Return the full material exactly.
** Begin **
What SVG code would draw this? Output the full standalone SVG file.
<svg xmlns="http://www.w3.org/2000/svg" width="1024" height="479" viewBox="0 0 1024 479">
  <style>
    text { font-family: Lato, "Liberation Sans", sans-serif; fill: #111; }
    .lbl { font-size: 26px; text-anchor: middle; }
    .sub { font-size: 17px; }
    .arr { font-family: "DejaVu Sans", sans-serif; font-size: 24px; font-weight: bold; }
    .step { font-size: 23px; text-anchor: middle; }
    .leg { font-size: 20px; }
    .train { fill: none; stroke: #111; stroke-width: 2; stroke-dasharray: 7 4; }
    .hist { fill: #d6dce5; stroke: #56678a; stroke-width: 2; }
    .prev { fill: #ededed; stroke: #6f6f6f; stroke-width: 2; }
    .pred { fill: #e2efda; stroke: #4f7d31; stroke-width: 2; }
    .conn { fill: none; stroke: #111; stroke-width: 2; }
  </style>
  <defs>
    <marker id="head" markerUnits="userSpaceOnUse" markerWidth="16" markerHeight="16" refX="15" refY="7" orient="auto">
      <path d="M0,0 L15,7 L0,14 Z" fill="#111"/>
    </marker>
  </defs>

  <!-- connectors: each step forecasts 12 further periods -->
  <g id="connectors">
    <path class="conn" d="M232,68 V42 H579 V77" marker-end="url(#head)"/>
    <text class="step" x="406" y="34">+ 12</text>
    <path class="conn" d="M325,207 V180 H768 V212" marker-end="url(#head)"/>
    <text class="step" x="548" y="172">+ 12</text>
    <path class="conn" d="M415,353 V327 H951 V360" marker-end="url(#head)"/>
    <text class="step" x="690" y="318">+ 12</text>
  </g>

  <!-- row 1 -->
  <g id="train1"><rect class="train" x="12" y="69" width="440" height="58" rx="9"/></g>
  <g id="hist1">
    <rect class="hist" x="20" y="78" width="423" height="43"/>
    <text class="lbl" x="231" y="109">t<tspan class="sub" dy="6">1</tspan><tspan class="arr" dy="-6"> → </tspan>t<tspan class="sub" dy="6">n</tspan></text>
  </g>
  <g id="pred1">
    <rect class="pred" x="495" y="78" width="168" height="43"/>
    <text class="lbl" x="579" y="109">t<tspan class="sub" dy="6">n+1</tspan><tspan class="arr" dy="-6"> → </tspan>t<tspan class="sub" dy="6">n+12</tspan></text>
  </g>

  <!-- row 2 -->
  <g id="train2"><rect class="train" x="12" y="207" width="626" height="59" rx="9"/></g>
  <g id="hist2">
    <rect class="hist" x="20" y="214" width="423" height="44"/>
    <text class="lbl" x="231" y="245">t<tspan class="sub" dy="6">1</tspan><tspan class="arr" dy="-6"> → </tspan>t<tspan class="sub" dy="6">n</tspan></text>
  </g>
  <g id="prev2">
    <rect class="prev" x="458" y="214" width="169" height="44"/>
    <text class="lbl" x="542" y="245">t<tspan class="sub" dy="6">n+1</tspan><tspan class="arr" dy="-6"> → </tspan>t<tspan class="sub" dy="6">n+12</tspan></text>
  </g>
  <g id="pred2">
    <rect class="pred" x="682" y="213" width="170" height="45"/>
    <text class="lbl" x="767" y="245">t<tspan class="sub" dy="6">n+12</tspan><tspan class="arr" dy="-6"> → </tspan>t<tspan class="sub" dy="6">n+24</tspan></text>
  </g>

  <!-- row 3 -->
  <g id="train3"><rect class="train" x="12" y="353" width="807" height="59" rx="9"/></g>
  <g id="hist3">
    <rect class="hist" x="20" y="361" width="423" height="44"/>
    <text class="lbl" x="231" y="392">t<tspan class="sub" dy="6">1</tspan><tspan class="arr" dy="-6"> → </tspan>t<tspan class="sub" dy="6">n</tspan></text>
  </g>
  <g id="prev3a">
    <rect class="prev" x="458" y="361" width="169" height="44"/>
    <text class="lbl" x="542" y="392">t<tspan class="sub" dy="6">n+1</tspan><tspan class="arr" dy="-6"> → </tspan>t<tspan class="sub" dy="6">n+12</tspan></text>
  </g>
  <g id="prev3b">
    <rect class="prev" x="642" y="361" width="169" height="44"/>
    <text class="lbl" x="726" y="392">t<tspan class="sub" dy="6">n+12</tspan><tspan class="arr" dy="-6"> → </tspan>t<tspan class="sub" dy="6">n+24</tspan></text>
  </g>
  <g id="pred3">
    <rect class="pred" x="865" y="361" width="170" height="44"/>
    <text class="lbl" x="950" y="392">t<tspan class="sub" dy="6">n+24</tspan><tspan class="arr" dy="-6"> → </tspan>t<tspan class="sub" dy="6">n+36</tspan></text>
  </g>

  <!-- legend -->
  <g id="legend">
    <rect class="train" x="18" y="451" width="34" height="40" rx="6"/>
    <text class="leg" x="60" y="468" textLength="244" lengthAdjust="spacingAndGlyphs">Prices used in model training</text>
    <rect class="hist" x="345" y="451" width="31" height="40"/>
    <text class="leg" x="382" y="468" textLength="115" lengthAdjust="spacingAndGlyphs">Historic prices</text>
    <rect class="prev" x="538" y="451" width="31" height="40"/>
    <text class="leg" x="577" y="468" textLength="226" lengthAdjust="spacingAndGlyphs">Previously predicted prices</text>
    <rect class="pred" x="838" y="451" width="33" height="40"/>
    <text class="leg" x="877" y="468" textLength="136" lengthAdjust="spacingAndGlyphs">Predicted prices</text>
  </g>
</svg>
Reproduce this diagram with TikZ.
** End **
Exercise answer:
What SVG code would draw this? Output the full standalone SVG file.
<svg xmlns="http://www.w3.org/2000/svg" width="1024" height="479" viewBox="0 0 1024 479">
  <style>
    text { font-family: Lato, "Liberation Sans", sans-serif; fill: #111; }
    .lbl { font-size: 26px; text-anchor: middle; }
    .sub { font-size: 17px; }
    .arr { font-family: "DejaVu Sans", sans-serif; font-size: 24px; font-weight: bold; }
    .step { font-size: 23px; text-anchor: middle; }
    .leg { font-size: 20px; }
    .train { fill: none; stroke: #111; stroke-width: 2; stroke-dasharray: 7 4; }
    .hist { fill: #d6dce5; stroke: #56678a; stroke-width: 2; }
    .prev { fill: #ededed; stroke: #6f6f6f; stroke-width: 2; }
    .pred { fill: #e2efda; stroke: #4f7d31; stroke-width: 2; }
    .conn { fill: none; stroke: #111; stroke-width: 2; }
  </style>
  <defs>
    <marker id="head" markerUnits="userSpaceOnUse" markerWidth="16" markerHeight="16" refX="15" refY="7" orient="auto">
      <path d="M0,0 L15,7 L0,14 Z" fill="#111"/>
    </marker>
  </defs>

  <!-- connectors: each step forecasts 12 further periods -->
  <g id="connectors">
    <path class="conn" d="M232,68 V42 H579 V77" marker-end="url(#head)"/>
    <text class="step" x="406" y="34">+ 12</text>
    <path class="conn" d="M325,207 V180 H768 V212" marker-end="url(#head)"/>
    <text class="step" x="548" y="172">+ 12</text>
    <path class="conn" d="M415,353 V327 H951 V360" marker-end="url(#head)"/>
    <text class="step" x="690" y="318">+ 12</text>
  </g>

  <!-- row 1 -->
  <g id="train1"><rect class="train" x="12" y="69" width="440" height="58" rx="9"/></g>
  <g id="hist1">
    <rect class="hist" x="20" y="78" width="423" height="43"/>
    <text class="lbl" x="231" y="109">t<tspan class="sub" dy="6">1</tspan><tspan class="arr" dy="-6"> → </tspan>t<tspan class="sub" dy="6">n</tspan></text>
  </g>
  <g id="pred1">
    <rect class="pred" x="495" y="78" width="168" height="43"/>
    <text class="lbl" x="579" y="109">t<tspan class="sub" dy="6">n+1</tspan><tspan class="arr" dy="-6"> → </tspan>t<tspan class="sub" dy="6">n+12</tspan></text>
  </g>

  <!-- row 2 -->
  <g id="train2"><rect class="train" x="12" y="207" width="626" height="59" rx="9"/></g>
  <g id="hist2">
    <rect class="hist" x="20" y="214" width="423" height="44"/>
    <text class="lbl" x="231" y="245">t<tspan class="sub" dy="6">1</tspan><tspan class="arr" dy="-6"> → </tspan>t<tspan class="sub" dy="6">n</tspan></text>
  </g>
  <g id="prev2">
    <rect class="prev" x="458" y="214" width="169" height="44"/>
    <text class="lbl" x="542" y="245">t<tspan class="sub" dy="6">n+1</tspan><tspan class="arr" dy="-6"> → </tspan>t<tspan class="sub" dy="6">n+12</tspan></text>
  </g>
  <g id="pred2">
    <rect class="pred" x="682" y="213" width="170" height="45"/>
    <text class="lbl" x="767" y="245">t<tspan class="sub" dy="6">n+12</tspan><tspan class="arr" dy="-6"> → </tspan>t<tspan class="sub" dy="6">n+24</tspan></text>
  </g>

  <!-- row 3 -->
  <g id="train3"><rect class="train" x="12" y="353" width="807" height="59" rx="9"/></g>
  <g id="hist3">
    <rect class="hist" x="20" y="361" width="423" height="44"/>
    <text class="lbl" x="231" y="392">t<tspan class="sub" dy="6">1</tspan><tspan class="arr" dy="-6"> → </tspan>t<tspan class="sub" dy="6">n</tspan></text>
  </g>
  <g id="prev3a">
    <rect class="prev" x="458" y="361" width="169" height="44"/>
    <text class="lbl" x="542" y="392">t<tspan class="sub" dy="6">n+1</tspan><tspan class="arr" dy="-6"> → </tspan>t<tspan class="sub" dy="6">n+12</tspan></text>
  </g>
  <g id="prev3b">
    <rect class="prev" x="642" y="361" width="169" height="44"/>
    <text class="lbl" x="726" y="392">t<tspan class="sub" dy="6">n+12</tspan><tspan class="arr" dy="-6"> → </tspan>t<tspan class="sub" dy="6">n+24</tspan></text>
  </g>
  <g id="pred3">
    <rect class="pred" x="865" y="361" width="170" height="44"/>
    <text class="lbl" x="950" y="392">t<tspan class="sub" dy="6">n+24</tspan><tspan class="arr" dy="-6"> → </tspan>t<tspan class="sub" dy="6">n+36</tspan></text>
  </g>

  <!-- legend -->
  <g id="legend">
    <rect class="train" x="18" y="451" width="34" height="40" rx="6"/>
    <text class="leg" x="60" y="468" textLength="244" lengthAdjust="spacingAndGlyphs">Prices used in model training</text>
    <rect class="hist" x="345" y="451" width="31" height="40"/>
    <text class="leg" x="382" y="468" textLength="115" lengthAdjust="spacingAndGlyphs">Historic prices</text>
    <rect class="prev" x="538" y="451" width="31" height="40"/>
    <text class="leg" x="577" y="468" textLength="226" lengthAdjust="spacingAndGlyphs">Previously predicted prices</text>
    <rect class="pred" x="838" y="451" width="33" height="40"/>
    <text class="leg" x="877" y="468" textLength="136" lengthAdjust="spacingAndGlyphs">Predicted prices</text>
  </g>
</svg>
Reproduce this diagram with TikZ.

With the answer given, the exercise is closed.